Reading for Pleasure is promoted in the following ways:


  • Reading for Pleasure (RfP) opportunities which are dedicated to promote and embed children’s love of reading through the use of key RfP pedagogies through effective teacher modelling.
  • Teachers and librarians who are knowledgeable about children’s literature and share their love of reading with children.
  • Leaders, teachers and Reading Ambassadors obtain pupil voice regarding children’s reading preferences and habits to support RfP pedagogies and texts purchased for classroom and school libraries.
  • Social reading environments which support a range of reading practices.
  • Exposure to a wide range of high-quality children’s literature both to support the teaching of Reading and Writing and for class story time.
  • Access to well-stocked classroom and school libraries with a wide range of ‘tempting texts.’
  • Termly Book Fairs.
  • The celebration of special days/ weeks such as Roald Dahl’s Birthday, World Book Day, National Poetry Day and National Story Telling Week.






Nursery, Reception and Year 1

The National Curriculum Reading Programmes of Study and EYFS Early Learning Goals are taught through our chosen phonics scheme – Read, Write Inc (RWI) - in Nursery, Reception and Year 1. Year 2 children who have not passed the Phonic Screening Check in Year 1 and/or are newly arrived/EAL also participate in the programme.

RWI teaches children to read accurately and fluently and begins to develop comprehension. Children also learn to form letters, spell correctly and compose ideas step by step. Listening to and reciting familiar stories will provide opportunities for encouraging and embedding reading for pleasure. Throughout the school day, children are provided with many opportunities to develop and strengthen their literacy skills. These include:

  • Read Write Inc phonics sessions every day in Early Years Foundation Stage and Key Stage 1
  • They experience success from the very beginning. Lively phonic books are closely matched to their increasing knowledge of phonics and 'tricky' words (red words) and, as children re-read the stories, their fluency increases.
  • Guided reading sessions once the children leave the Read Write Inc programme are carefully planned to ensure the reading domains are secure.
  • Daily reading sessions with pupil premium children and those identified as the 20% slowest and lowest readers
  • A high-quality focus text used in English lessons
  • Home reading books which include two reading booked linked to the instructional phonic level children are working at as part of Read Write Inc.
  • Opportunities to browse, select and read books in the class reading area
  • Opportunities to role play and act out fictional scenes
  • We set the children regular reading challenges to win a book of their choice from the ‘Reading Competition Vending Machine’
  • We celebrate national events such as 'World Book Day' etc.


Year 2

Daily reading lessons are planned using the National Curriculum English Programmes of Study supported by the Reading Curriculum Progression Map.

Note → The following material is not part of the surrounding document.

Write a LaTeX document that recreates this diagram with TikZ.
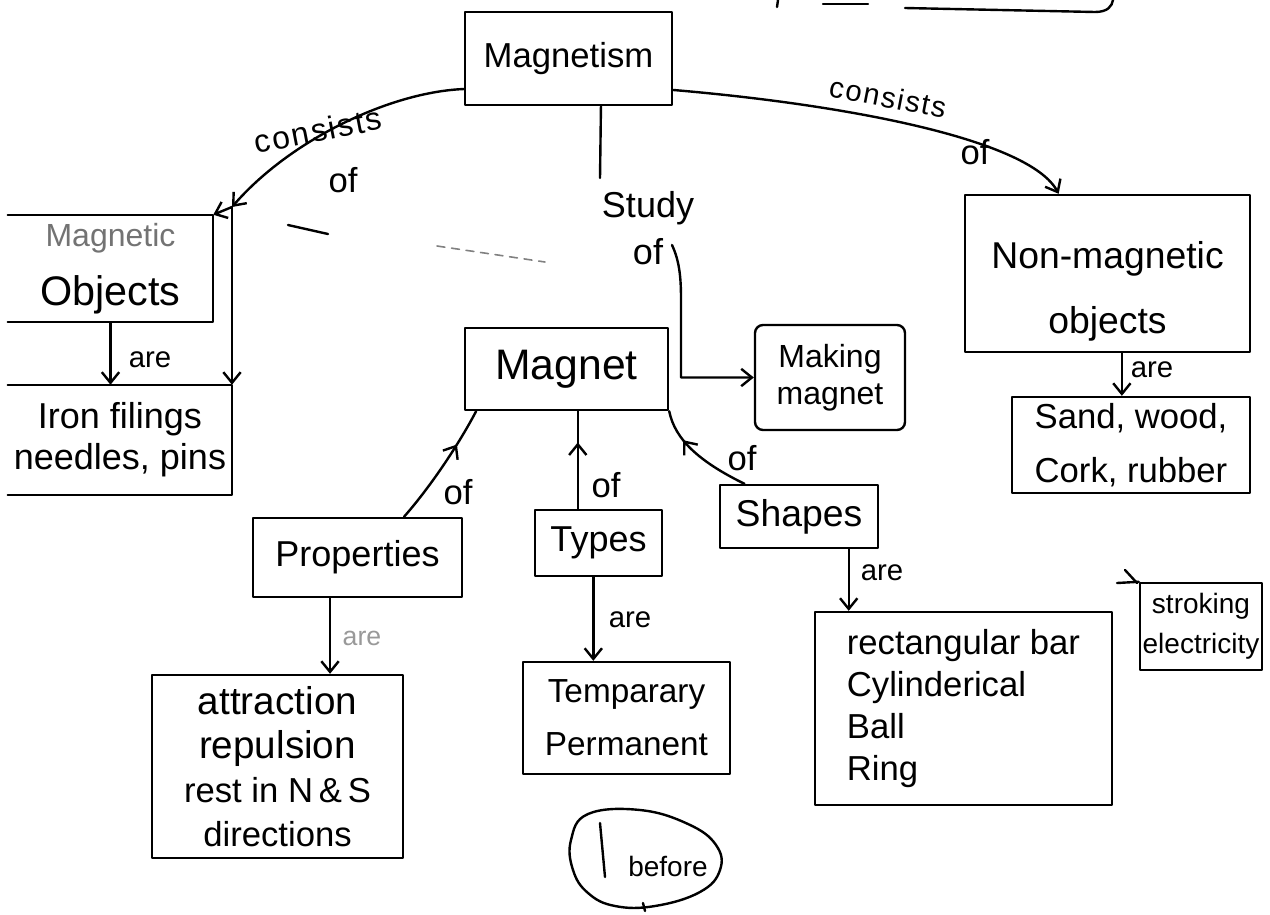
\documentclass[tikz,border=0pt]{standalone}
\usepackage{fontspec}
\setmainfont{Liberation Sans}
\usetikzlibrary{arrows.meta,calc,decorations.markings}
% text block of zero size, moved by #1 (used to lower text inside a box)
\newcommand{\lowered}[2]{\raisebox{#1}[0pt][0pt]{\begin{tabular}{@{}c@{}}#2\end{tabular}}}
\begin{document}
\begin{tikzpicture}[x=0.75pt,y=-0.75pt,
  ink/.style={line width=1.8pt, line cap=round, line join=round},
  bx/.style 2 args={draw, ink, minimum width=#1*0.75pt, minimum height=#2*0.75pt, inner sep=0pt, align=center},
  openbx/.style 2 args={minimum width=#1*0.75pt, minimum height=#2*0.75pt, inner sep=0pt, align=center},
  headend/.style={-{Straight Barb[length=8pt,width=13pt]}},
  midhead/.style={postaction={decorate}, decoration={markings, mark=at position #1 with {\arrow{Straight Barb[length=8pt,width=13pt]}}}},
  lbl/.style={inner sep=0pt},
  txt/.style 2 args={font=\fontsize{#1pt}{#2pt}\selectfont}
]
\useasboundingbox (0,0) rectangle (1270,914);

% ---------- concept boxes ----------
\node[bx={207}{93}, txt={26}{30}] (mag) at (568.5,58.5) {Magnetism};

\node[openbx={205}{107}] (magobj) at (110.5,268.5)
  {{\fontsize{24pt}{28pt}\selectfont\color{black!55}Magnetic}\\[16pt]{\fontsize{31pt}{36pt}\selectfont Objects}};
\draw[ink] (magobj.north west) -- (magobj.north east) -- (magobj.south east) -- (magobj.south west);

\node[openbx={224}{110}, txt={27}{31}] (iron) at (120,440) {Iron filings\\needles, pins};
\draw[ink] (iron.north west) -- (iron.north east) -- (iron.south east) -- (iron.south west);

\node[bx={285}{157}, txt={28}{49}] (nonmag) at (1107.5,273.5) {\lowered{-17pt}{Non-magnetic\\objects}};
\node[bx={238}{96}, txt={26}{40}] (sand) at (1131,445) {Sand, wood,\\Cork, rubber};

\node[bx={203}{82}, txt={32}{38}] (magnet) at (566.5,369) {Magnet};
\node[bx={150}{105}, rounded corners=6pt, txt={24}{28}] (making) at (830,377.5) {Making\\magnet};

\node[bx={209}{79}, txt={27}{32}] (props) at (357.5,557.5) {Properties};
\node[bx={127}{66}, txt={27}{32}] (types) at (598.5,543) {Types};
\node[bx={158}{63}, txt={28}{32}] (shapes) at (799,516.5) {Shapes};

\node[bx={251}{183}, txt={29}{33}] (attr) at (277.5,766.5)
  {attraction\\repulsion\\{\fontsize{26pt}{30pt}\selectfont rest in N\,\&\,S}\\{\fontsize{26pt}{28pt}\selectfont directions}};
\node[bx={207}{112}, txt={25}{40}] (temp) at (626.5,718) {Temparary\\Permanent};
\node[bx={297}{193}, txt={26}{31.5}, align=left] (rect) at (963.5,708.5)
  {rectangular bar\\Cylinderical\\Ball\\Ring};
\node[bx={122}{87}, txt={21}{30}] (strk) at (1201,626.5) {stroking\\electricity};

% ---------- the "before" note ----------
\node[lbl, txt={21}{25}] (bfr) at (668,866) {before};
\draw[ink] plot[smooth cycle, tension=0.7] coordinates
  {(588,814) (640,810) (688,824) (716,845) (720,870) (700,892) (655,906) (615,906) (588,893) (573,870) (571,840)};
\draw[ink] (600,823) -- (605,877);
\draw[ink] (643,903) -- (645,911);

% ---------- link labels ----------
\node[lbl, txt={24}{28}, rotate=11] (cons1) at (318,130) {\addfontfeature{LetterSpace=6}consists};
\node[lbl, txt={26}{30}] (cons1of) at (343,180) {of};
\node[lbl, txt={22}{26}, rotate=-11] (cons2) at (888,97) {\addfontfeature{LetterSpace=6}consists};
\node[lbl, txt={26}{30}] (cons2of) at (975,152) {of};
\node[lbl, txt={27}{35}, align=center] (study) at (648,228) {Study\\of};

\node[lbl, txt={22}{26}] (are1) at (150,360) {are};
\node[lbl, txt={20}{24}, text=black!40] (are2) at (362,638) {are};
\node[lbl, txt={22}{26}] (are3) at (630,620) {are};
\node[lbl, txt={22}{26}] (are4) at (882,573) {are};
\node[lbl, txt={22}{26}] (are5) at (1152,370) {are};

\node[lbl, txt={26}{30}] (of1) at (458,492) {of};
\node[lbl, txt={26}{30}] (of2) at (606,485) {of};
\node[lbl, txt={26}{30}] (of3) at (742,458) {of};

% ---------- connectors ----------
% Magnetism consists of magnetic objects
\coordinate (split) at (232,207);
\draw[ink, headend] ($(mag.south west)!0.18!(mag.north west)$) .. controls (390,92) and (290,140) .. (split);
\draw[ink, headend] (split) -- (magobj.north east);
\draw[ink, headend] (split) -- (split |- iron.north);
\draw[ink, headend] (magobj.south) -- (magobj.south |- iron.north);

% Magnetism consists of non-magnetic objects
\coordinate (nmin) at ($(nonmag.north west)!0.33!(nonmag.north east)$);
\draw[ink, headend] ($(mag.south east)!0.17!(mag.north east)$) .. controls (850,105) and (1030,140) .. (nmin);
\coordinate (nmout) at ($(nonmag.south west)!0.55!(nonmag.south east)$);
\draw[ink, headend] (nmout) -- (nmout |- sand.north);

% Magnetism study of ... making magnet
\coordinate (s0) at ($(mag.south west)!0.655!(mag.south east)$);
\coordinate (s1) at (600,178);
\draw[ink] (s0) -- (s1);
\coordinate (s2) at (672,245);
\coordinate (s3) at (681,300);
\draw[ink, headend] (s2) .. controls (680,262) and (681,280) .. (s3) -- (s3 |- making.west) -- (making.west);

% properties / types / shapes of magnet
\coordinate (pa) at ($(props.north west)!0.72!(props.north east)$);
\draw[ink, midhead=0.7] (pa) .. controls (432,485) and (460,442) .. ($(magnet.south west)!0.06!(magnet.south east)$);
\coordinate (ta) at ($(types.north west)!0.34!(types.north east)$);
\draw[ink, midhead=0.68] (ta) -- (ta |- magnet.south);
\draw[ink, midhead=0.7] ($(shapes.north west)!0.16!(shapes.north east)$) .. controls (700,462) and (675,440) .. (magnet.south east);

% ... are ...
\coordinate (pb) at ($(props.south west)!0.37!(props.south east)$);
\draw[ink, headend] (pb) -- (pb |- attr.north);
\coordinate (tb) at ($(types.south west)!0.46!(types.south east)$);
\draw[ink, headend] (tb) -- (tb |- temp.north);
\coordinate (sb) at ($(shapes.south west)!0.81!(shapes.south east)$);
\draw[ink, headend] (sb) -- (sb |- rect.north);

% ---------- loose strokes ----------
\draw[ink] (288,225) -- (328,234);
\draw[ink, black!50, line width=1.2pt, dash pattern=on 6pt off 5pt] (437,246) -- (545,262);
\draw[ink] (905,8) -- (1095,12) .. controls (1108,12) and (1112,6) .. (1113,0);
\draw[ink] (823,4) -- (868,4);
\draw[ink] (778,0) -- (777,7);
\draw[ink] (1117,583) -- (strk.north west);
\draw[ink] (1125,570) -- (1137,583);
\end{tikzpicture}
\end{document}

In order to build on the foundations of Year 1, the RWI set 3 sounds are reviewed daily during Autumn Term 1.

During Year 2, teachers continue to focus on establishing pupils’ accurate and speedy word reading skills. They also ensure that pupils listen to and discuss a wide range of stories, poems, plays and information books - this will include whole books. As pupils begin to read fluently and independently they will be able to increase their vocabulary, comprehension and their knowledge across the wider curriculum. Regular reading sessions will provide opportunities for encouraging and embedding reading for pleasure.

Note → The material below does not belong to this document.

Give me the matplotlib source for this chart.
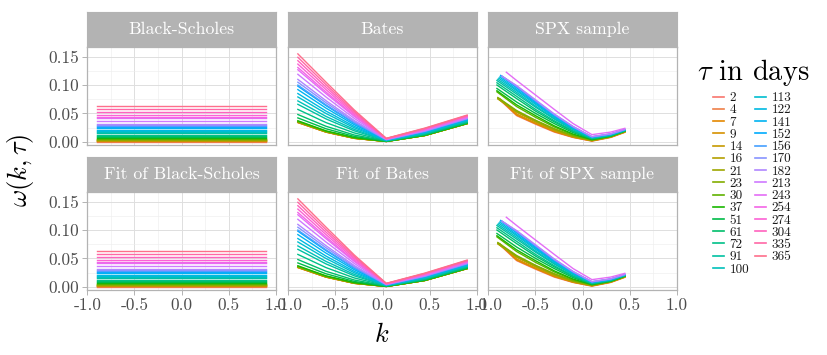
import numpy as np
import matplotlib
matplotlib.use("Agg")
import matplotlib.pyplot as plt
from matplotlib.lines import Line2D
from matplotlib.ticker import FixedLocator

plt.rcParams['font.family'] = ['cmr10', 'DejaVu Serif']
plt.rcParams['mathtext.fontset'] = 'cm'
plt.rcParams['axes.unicode_minus'] = False
plt.rcParams['axes.formatter.use_mathtext'] = True

# ---------------- data ----------------
taus = [2, 4, 7, 9, 14, 16, 21, 23, 30, 37, 51, 61, 72, 91, 100, 113, 122,
        141, 152, 156, 170, 182, 213, 243, 254, 274, 304, 335, 365]

# Black-Scholes: flat total variance per maturity
bs_k = [-0.9, 0.9]
bs_w = [0.00035, 0.0007, 0.0012, 0.0016, 0.0024, 0.0028, 0.0036, 0.0040,
        0.0052, 0.0064, 0.0088, 0.0105, 0.0124, 0.0157, 0.0173, 0.0195,
        0.0211, 0.0243, 0.0262, 0.0269, 0.0293, 0.0314, 0.0368, 0.0419,
        0.0438, 0.0473, 0.0525, 0.0578, 0.0630]

# Bates model total variance
bates_k = [-0.9, -0.6, -0.3, 0.04, 0.45, 0.9]
bates_w = [
    [0.034, 0.0170, 0.0060, 0.0005, 0.0110, 0.0320],
    [0.034, 0.0170, 0.0060, 0.0005, 0.0110, 0.0320],
    [0.034, 0.0170, 0.0060, 0.0005, 0.0110, 0.0320],
    [0.034, 0.0170, 0.0060, 0.0005, 0.0110, 0.0320],
    [0.035, 0.0177, 0.0064, 0.0005, 0.0111, 0.0321],
    [0.035, 0.0177, 0.0064, 0.0005, 0.0111, 0.0321],
    [0.035, 0.0177, 0.0064, 0.0005, 0.0111, 0.0321],
    [0.035, 0.0177, 0.0064, 0.0005, 0.0111, 0.0321],
    [0.036, 0.0185, 0.0069, 0.0006, 0.0112, 0.0323],
    [0.037, 0.0192, 0.0073, 0.0006, 0.0113, 0.0324],
    [0.042, 0.0228, 0.0093, 0.0009, 0.0119, 0.0330],
    [0.048, 0.0272, 0.0118, 0.0011, 0.0125, 0.0337],
    [0.057, 0.0337, 0.0155, 0.0015, 0.0135, 0.0349],
    [0.066, 0.0402, 0.0192, 0.0020, 0.0144, 0.0360],
    [0.072, 0.0446, 0.0217, 0.0022, 0.0151, 0.0367],
    [0.079, 0.0497, 0.0246, 0.0025, 0.0158, 0.0376],
    [0.085, 0.0540, 0.0271, 0.0028, 0.0165, 0.0383],
    [0.092, 0.0592, 0.0300, 0.0031, 0.0172, 0.0392],
    [0.098, 0.0636, 0.0325, 0.0034, 0.0179, 0.0399],
    [0.100, 0.0650, 0.0333, 0.0035, 0.0181, 0.0402],
    [0.105, 0.0687, 0.0354, 0.0037, 0.0186, 0.0408],
    [0.110, 0.0723, 0.0374, 0.0040, 0.0192, 0.0414],
    [0.119, 0.0788, 0.0411, 0.0044, 0.0201, 0.0425],
    [0.127, 0.0847, 0.0445, 0.0047, 0.0210, 0.0435],
    [0.131, 0.0876, 0.0461, 0.0049, 0.0214, 0.0440],
    [0.137, 0.0919, 0.0486, 0.0052, 0.0221, 0.0448],
    [0.143, 0.0963, 0.0511, 0.0055, 0.0227, 0.0455],
    [0.149, 0.1006, 0.0535, 0.0057, 0.0234, 0.0463],
    [0.155, 0.1050, 0.0560, 0.0060, 0.0240, 0.0470],
]

# SPX sample: maturities present, first strike / value, then values on common grid
spx_tau = [2, 7, 9, 14, 16, 21, 23, 30, 37, 51, 61, 72, 91, 100, 113, 122,
           141, 152, 156, 170, 182, 243]
spx_k0 = [-0.88, -0.88, -0.88, -0.90, -0.90, -0.90, -0.90, -0.91, -0.91, -0.91,
          -0.91, -0.91, -0.91, -0.90, -0.89, -0.88, -0.87, -0.87, -0.86, -0.86,
          -0.85, -0.81]
spx_w0 = [0.074, 0.075, 0.076, 0.0755, 0.077, 0.076, 0.078, 0.088, 0.090, 0.094,
          0.100, 0.104, 0.108, 0.110, 0.112, 0.114, 0.116, 0.117, 0.116, 0.116,
          0.115, 0.1226]
spx_k = [-0.7, -0.5, -0.3, -0.1, 0.1, 0.3, 0.45]
spx_w = [
    [0.046, 0.031, 0.017, 0.0075, 0.0010, 0.0075, 0.0165],
    [0.047, 0.032, 0.018, 0.0080, 0.0015, 0.0080, 0.0170],
    [0.049, 0.033, 0.0185, 0.0082, 0.0017, 0.0082, 0.0172],
    [0.052, 0.035, 0.020, 0.0090, 0.0020, 0.0085, 0.0175],
    [0.054, 0.036, 0.021, 0.0095, 0.0022, 0.0087, 0.0177],
    [0.053, 0.037, 0.022, 0.0100, 0.0025, 0.0090, 0.0180],
    [0.055, 0.038, 0.023, 0.0105, 0.0027, 0.0091, 0.0182],
    [0.062, 0.043, 0.026, 0.0120, 0.0033, 0.0094, 0.0185],
    [0.065, 0.046, 0.028, 0.0135, 0.0038, 0.0097, 0.0187],
    [0.070, 0.050, 0.032, 0.0160, 0.0045, 0.0100, 0.0190],
    [0.076, 0.054, 0.035, 0.0180, 0.0053, 0.0107, 0.0194],
    [0.080, 0.057, 0.037, 0.0190, 0.0058, 0.0110, 0.0197],
    [0.084, 0.061, 0.040, 0.0210, 0.0065, 0.0118, 0.0200],
    [0.087, 0.063, 0.041, 0.0220, 0.0068, 0.0120, 0.0203],
    [0.090, 0.066, 0.043, 0.0230, 0.0073, 0.0124, 0.0206],
    [0.092, 0.068, 0.044, 0.0240, 0.0076, 0.0127, 0.0208],
    [0.095, 0.070, 0.046, 0.0250, 0.0080, 0.0130, 0.0210],
    [0.096, 0.071, 0.047, 0.0255, 0.0083, 0.0133, 0.0212],
    [0.097, 0.072, 0.0475, 0.0260, 0.0085, 0.0135, 0.0214],
    [0.098, 0.073, 0.048, 0.0265, 0.0088, 0.0138, 0.0216],
    [0.099, 0.074, 0.049, 0.0270, 0.0090, 0.0140, 0.0218],
    [0.108, 0.0825, 0.057, 0.0320, 0.0125, 0.0170, 0.0236],
]

titles = [["Black-Scholes", "Bates", "SPX sample"],
          ["Fit of Black-Scholes", "Fit of Bates", "Fit of SPX sample"]]
x_ticks = [-1.0, -0.5, 0.0, 0.5, 1.0]
x_ticklabels = ["-1.0", "-0.5", "0.0", "0.5", "1.0"]
y_ticks = [0.00, 0.05, 0.10, 0.15]
y_ticklabels = ["0.00", "0.05", "0.10", "0.15"]


# ---------------- colours (ggplot hue palette) ----------------
def hcl_to_rgb(h, c=100.0, l=65.0):
    hr = np.deg2rad(h)
    U = c * np.cos(hr)
    V = c * np.sin(hr)
    Y = 100.0 * ((l + 16.0) / 116.0) ** 3
    un, vn = 0.1978398, 0.4683363
    u = U / (13.0 * l) + un
    v = V / (13.0 * l) + vn
    X = 9.0 * Y * u / (4.0 * v)
    Z = -X / 3.0 - 5.0 * Y + 3.0 * Y / v
    X, Y, Z = X / 100.0, Y / 100.0, Z / 100.0
    r = 3.240479 * X - 1.537150 * Y - 0.498535 * Z
    g = -0.969256 * X + 1.875992 * Y + 0.041556 * Z
    b = 0.055648 * X - 0.204043 * Y + 1.057311 * Z

    def gam(t):
        t = 1.055 * t ** (1 / 2.4) - 0.055 if t > 0.00304 else 12.92 * t
        return min(max(t, 0.0), 1.0)
    return (gam(r), gam(g), gam(b))


n = len(taus)
hues = np.linspace(15, 375, n + 1)[:n]
colors = [hcl_to_rgb(h) for h in hues]
col_of = dict(zip(taus, colors))

# ---------------- layout ----------------
W, H = 827, 355
fig = plt.figure(figsize=(W / 100, H / 100), dpi=100)
col_x = [87, 288, 488]
pw = 189
strip_top = [11.7, 156.7]
strip_h = 35
ph = 98.3

GREY70 = '#B3B3B3'


def rect(x, ytop, w, h):
    return [x / W, 1 - (ytop + h) / H, w / W, h / H]


axes = {}
for r in range(2):
    for c in range(3):
        sax = fig.add_axes(rect(col_x[c], strip_top[r], pw, strip_h))
        sax.set_facecolor(GREY70)
        sax.set_xticks([]); sax.set_yticks([])
        for s in sax.spines.values():
            s.set_color(GREY70)
        sax.text(0.5, 0.5, titles[r][c], color='white', fontsize=12.8,
                 ha='center', va='center', transform=sax.transAxes)

        ax = fig.add_axes(rect(col_x[c], strip_top[r] + strip_h, pw, ph))
        axes[(r, c)] = ax
        ax.set_xlim(-1.005, 1.005)
        ax.set_ylim(-0.0058, 0.1677)
        ax.xaxis.set_major_locator(FixedLocator(x_ticks))
        ax.yaxis.set_major_locator(FixedLocator(y_ticks))
        ax.xaxis.set_minor_locator(FixedLocator([-0.75, -0.25, 0.25, 0.75]))
        ax.yaxis.set_minor_locator(FixedLocator([0.025, 0.075, 0.125]))
        ax.grid(True, which='major', color='#DEDEDE', lw=0.7)
        ax.grid(True, which='minor', color='#EDEDED', lw=0.4)
        ax.set_axisbelow(True)
        for s in ax.spines.values():
            s.set_color(GREY70)
            s.set_linewidth(0.9)
        ax.tick_params(which='minor', length=0)
        ax.tick_params(which='major', length=3.5, width=0.7, color=GREY70,
                       labelsize=12.5, labelcolor='#4D4D4D', pad=2)
        if r == 1:
            ax.set_xticklabels(x_ticklabels)
        else:
            ax.tick_params(axis='x', which='major', length=0, labelbottom=False)
        if c == 0:
            ax.set_yticklabels(y_ticklabels)
        else:
            ax.tick_params(axis='y', which='major', length=0, labelleft=False)

LW = 1.0
for r in range(2):
    # Black-Scholes
    ax = axes[(r, 0)]
    for t, w in zip(taus, bs_w):
        ax.plot(bs_k, [w, w], color=col_of[t], lw=LW)
    # Bates
    ax = axes[(r, 1)]
    for t, ws in zip(taus, bates_w):
        ax.plot(bates_k, ws, color=col_of[t], lw=LW)
    # SPX sample
    ax = axes[(r, 2)]
    for t, k0, w0, ws in zip(spx_tau, spx_k0, spx_w0, spx_w):
        ax.plot([k0] + spx_k, [w0] + ws, color=col_of[t], lw=LW)

# axis titles
fig.text(381.5 / W, 1 - 335 / H, r'$k$', fontsize=19, ha='center', va='center')
fig.text(21 / W, 1 - 170 / H, r'$\omega(k,\tau)$', fontsize=19, ha='center',
         va='center', rotation=90)

# legend
fig.text(697 / W, 1 - 72 / H, r'$\tau$ in days', fontsize=20.5, ha='left',
         va='center')
handles = [Line2D([], [], color=col_of[t], lw=1.2) for t in taus]
labels = [str(t) for t in taus]
fig.legend(handles, labels, loc='upper left',
           bbox_to_anchor=(713 / W, 1 - 92 / H), ncol=2, frameon=False,
           fontsize=9.5, handlelength=0.8, handletextpad=0.45,
           columnspacing=0.45, labelspacing=0.0, borderpad=0, borderaxespad=0,
           labelcolor='#1A1A1A')

fig.savefig('out.png', dpi=100)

Early Reading in the Juniors

At Nansen Primary we...

  • use Read, Write, Inc. to support our children who are learning to decode
  • scaffold our reading and lessons, using alternative high-quality texts or resources suited to the individual
  • read regularly with adult support to build reading stamina and challenge our readers to increase their pace



Reading Strategies and Vocabulary

At Nansen Primary we…

  • use ERIC starters to review, practise and embed skills taught
  • ask questions aloud or in our heads as we are reading
  • stop and clarify the meaning of unfamiliar words or phrases that we come across
  • summarise what we have read efficiently
  • make predictions about what we might read next, based on what we have already read
  • make connections between things we read and experiences we have
  • evaluate the language that authors use and give our opinion
  • infer meaning about characters, setting and plot from clues that the writer gives us in the text
  • read for meaning and engage with the text skills taught explicitly.
  • Vocabulary is taught both directly and indirectly to enhance the children’s ability to infer and refine word meanings from a text.
  • New vocabulary is displayed on a working wall and reviewed during the week
  • During 1:1 reading and teacher led reading groups, vocabulary instruction is taught explicitly.


Story time and Authors

At Nansen Primary we ...

  • enjoy a minimum of three story time sessions a week. In these sessions, the whole class text can be read to the children as well as a book of the children’s choice. The teacher models the ‘in the moment’ reading strategies
  • explore the lives of the authors that we read and make connections
  • identify themes between books by different authors
  • display and celebrate the authors we have read in our classrooms.



At Nansen Primary we…

  • In nursery, use Oral blending (Fred talk)
  • In EYFS and KS1, use half termly RWI assessment tracker, RWI Phonics Screening Check tracker, Reading Programme to assess the children’s reading age, National mock Phonics Screening Check and termly NTS assessment
  • In KS2, use termly NTS assessments to monitor progress in reading and identify misconceptions
  • listen to the children read aloud regularly and assess fluency and comprehension through questioning
  • Use Shine interventions to close the gaps.